The worst part is that it’s not just night that poses a danger. Adverse weather conditions also make driving hazardous. In Illinois, for example, it is a state law that drivers must illuminate their headlights if they have their windshield wipers on. This covers lighting and visibility for fog, wind, rain, and snow.
The cost of getting the headlights up to snuff might be a few hundred bucks or an afternoon’s worth of elbow grease, but the cost of not doing, when it results in accidents, injuries, or death, is a lot higher.
On a lighter note, your dirty old headlights could be costing you money in other places, too. For example, if you sell a car with dirty and scratched headlights, the buyer will want a discount. You can make them look as good as new and charge more for the vehicle.
Maybe It’s Time to See the Light
Getting to know how to clean your headlights can be a rewarding or frustrating process.
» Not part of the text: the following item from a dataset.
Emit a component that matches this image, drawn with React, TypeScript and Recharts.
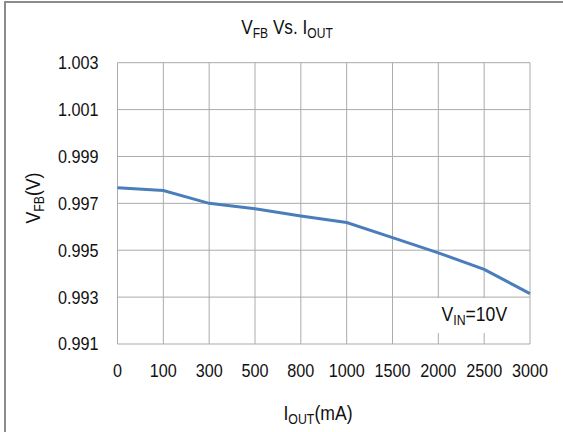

It depends on how much time you, how much it costs to do the work, and your tolerance for mundane tasks.
If you’re into this, maybe the DIY route will serve you. If not, call a professional.
If you’re sick and tired of dealing with old car problems altogether, you can send the car to a junkyard. The clean headlights of a new car operate at 100% as soon as you drive off the lot! That sure beats spending all that time and money getting the headlights cleaned.
This is especially true on older cars with other problems. It can be tempting to ignore major problems under the hood (or in the suspension, wheels, and brakes) and instead focus on keeping the car as clean as possible. In short, replacing the headlights doesn’t fix a failing transmission.
Drivers should think of their cars as investments.
Is the vehicle making you money (gets you to work, pays the bills via rideshare, etc.) or is it costing you money (breakdowns, repairs, parts)? If it’s costing you too much, it might be time to worry less about that instead of how to clean its headlights.